Christians often talk of God as though He is above emotions, and that emotions are only human characteristics. Because of this, many people feel uncomfortable sharing their true emotions with God, perhaps thinking that He cannot understand or handle them. However, this idea comes from the theological concept of impassibility, which teaches that God is not able to feel anything in response to what someone else does. Unfortunately, this idea has pervaded Christian thought for centuries and still affects much of theology today, but it is not a biblical concept. The Bible is full of God’s emotions and His personal responses to His people.

God portrays His relationship with His people as a marriage, implying deep love and commitment and emotional attachment. This is why God responds with such anger and grief when His people sin. God is a personal being, who feels infinitely more deeply than we ever will. God never sins in His emotions, but this does not mean He does not have them! In Deuteronomy 1, Moses recalls God’s anger when the people believe the lies of the spies instead of trusting in God’s power to save them, as He had in so many past miracles (vv. 32–36). To God, their doubt was a personal attack, showing that they had not given Him their hearts, and He was wounded to the core. God had done so much for them, bringing them from Egypt, working mighty things in their behalf, and holding them close to Himself; yet they act as though they do not care. This betrayal cuts deep. Amazingly, God still forgives them and bears long with them (four hundred years of their betrayal until He allows the exile).

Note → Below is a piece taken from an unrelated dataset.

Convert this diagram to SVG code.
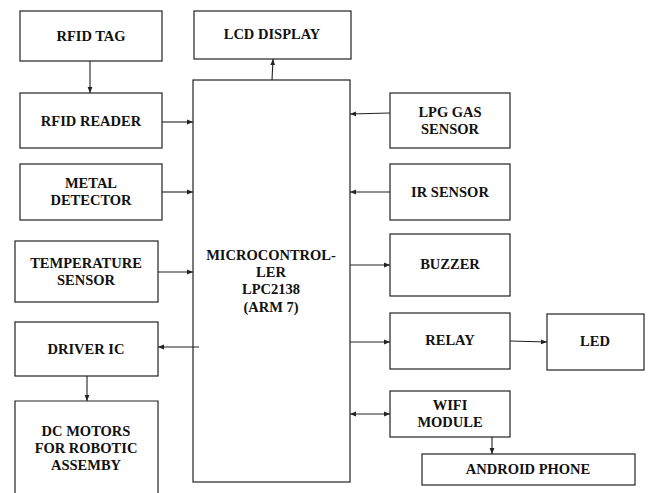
<svg xmlns="http://www.w3.org/2000/svg" width="648" height="493" viewBox="0 0 648 493">
<defs>
<style>
.b{fill:#fff;stroke:#222;stroke-width:1.2}
.t{font-family:'Liberation Serif','DejaVu Serif','Times New Roman',Times,serif;font-weight:700;font-size:14.5px;fill:#111;text-anchor:middle}
.c{stroke:#222;stroke-width:1.1;fill:none}
</style>
<marker id="a" viewBox="0 0 8 8" refX="8" refY="4" markerWidth="6" markerHeight="6" orient="auto-start-reverse" markerUnits="userSpaceOnUse">
<path d="M0,0.8 L8,4 L0,7.2 Z" fill="#222"/>
</marker>
</defs>
<rect width="648" height="493" fill="#fff"/>
<g font-family="Liberation Serif, Times New Roman, serif">
<g id="rfid-tag"><rect class="b" x="20" y="11" width="142" height="50"/><text class="t" x="91" y="41">RFID TAG</text></g>
<g id="rfid-reader"><rect class="b" x="20" y="93" width="142" height="55"/><text class="t" x="91" y="126">RFID READER</text></g>
<g id="metal-detector"><rect class="b" x="20" y="164" width="142" height="56"/><text class="t" x="91" y="188">METAL</text><text class="t" x="91" y="205">DETECTOR</text></g>
<g id="temperature-sensor"><rect class="b" x="15" y="241" width="143" height="61"/><text class="t" x="86" y="268">TEMPERATURE</text><text class="t" x="86" y="285">SENSOR</text></g>
<g id="driver-ic"><rect class="b" x="15" y="322" width="143" height="54"/><text class="t" x="86" y="354">DRIVER IC</text></g>
<g id="dc-motors"><path class="b" d="M15,500 V401 H158 V500"/><text class="t" x="86" y="436">DC MOTORS</text><text class="t" x="86" y="453">FOR ROBOTIC</text><text class="t" x="86" y="470">ASSEMBY</text></g>
<g id="lcd-display"><rect class="b" x="194" y="11" width="157" height="48"/><text class="t" x="272" y="39">LCD DISPLAY</text></g>
<g id="microcontroller"><rect class="b" x="193" y="80" width="157" height="402"/><text class="t" x="271" y="260">MICROCONTROL-</text><text class="t" x="271" y="277">LER</text><text class="t" x="271" y="294">LPC2138</text><text class="t" x="271" y="312">(ARM 7)</text></g>
<g id="lpg-gas-sensor"><rect class="b" x="390" y="93" width="120" height="55"/><text class="t" x="450" y="117">LPG GAS</text><text class="t" x="450" y="134">SENSOR</text></g>
<g id="ir-sensor"><rect class="b" x="390" y="164" width="120" height="56"/><text class="t" x="450" y="197">IR SENSOR</text></g>
<g id="buzzer"><rect class="b" x="390" y="234" width="120" height="62"/><text class="t" x="450" y="269">BUZZER</text></g>
<g id="relay"><rect class="b" x="390" y="313" width="120" height="56"/><text class="t" x="450" y="345">RELAY</text></g>
<g id="led"><rect class="b" x="547" y="314" width="97" height="56"/><text class="t" x="595" y="346">LED</text></g>
<g id="wifi-module"><rect class="b" x="390" y="391" width="120" height="46"/><text class="t" x="450" y="410">WIFI</text><text class="t" x="450" y="427">MODULE</text></g>
<g id="android-phone"><rect class="b" x="422" y="454" width="213" height="31"/><text class="t" x="528" y="474">ANDROID PHONE</text></g>
</g>
<g id="connectors">
<line class="c" x1="90" y1="61" x2="90" y2="93" marker-end="url(#a)"/>
<line class="c" x1="162" y1="122" x2="193" y2="122" marker-end="url(#a)"/>
<line class="c" x1="162" y1="192" x2="193" y2="192" marker-end="url(#a)"/>
<line class="c" x1="158" y1="272" x2="193" y2="272" marker-end="url(#a)"/>
<line class="c" x1="199" y1="347" x2="158" y2="347" marker-end="url(#a)"/>
<line class="c" x1="87" y1="376" x2="87" y2="401" marker-end="url(#a)"/>
<line class="c" x1="272" y1="80" x2="273" y2="59" marker-end="url(#a)"/>
<line class="c" x1="390" y1="113" x2="350" y2="114" marker-end="url(#a)"/>
<line class="c" x1="390" y1="192" x2="350" y2="192" marker-end="url(#a)"/>
<line class="c" x1="350" y1="265" x2="390" y2="265" marker-end="url(#a)"/>
<line class="c" x1="350" y1="342" x2="390" y2="342" marker-end="url(#a)"/>
<line class="c" x1="510" y1="341" x2="547" y2="342" marker-end="url(#a)"/>
<line class="c" x1="350" y1="414" x2="390" y2="414" marker-start="url(#a)" marker-end="url(#a)"/>
<line class="c" x1="492" y1="437" x2="492" y2="454" marker-end="url(#a)"/>
</g>
</svg>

To further help the people understand the emotions God feels, God often calls prophets to go through the same experiences as He did, so that they feel the same emotions and can therefore express God’s emotions to Israel. For instance, Hosea is asked to marry a prostitute, who is unfaithful to him, and then asked to marry her again (Hosea 1:2, 3:1). Hosea feels anguish and pain at her betrayal but also anger at the continued repetition of it, as she seems to flaunt his love and forgiveness. This experience directly parallels the persistent unfaithfulness of Israel, and the anguish mixed with anger that God feels as a result (Hosea 11:1–11). Far from being a God who does not understand, God feels deeply and shares emotional experiences with us. He also feels great joy and happiness when we choose to follow Him and become His people!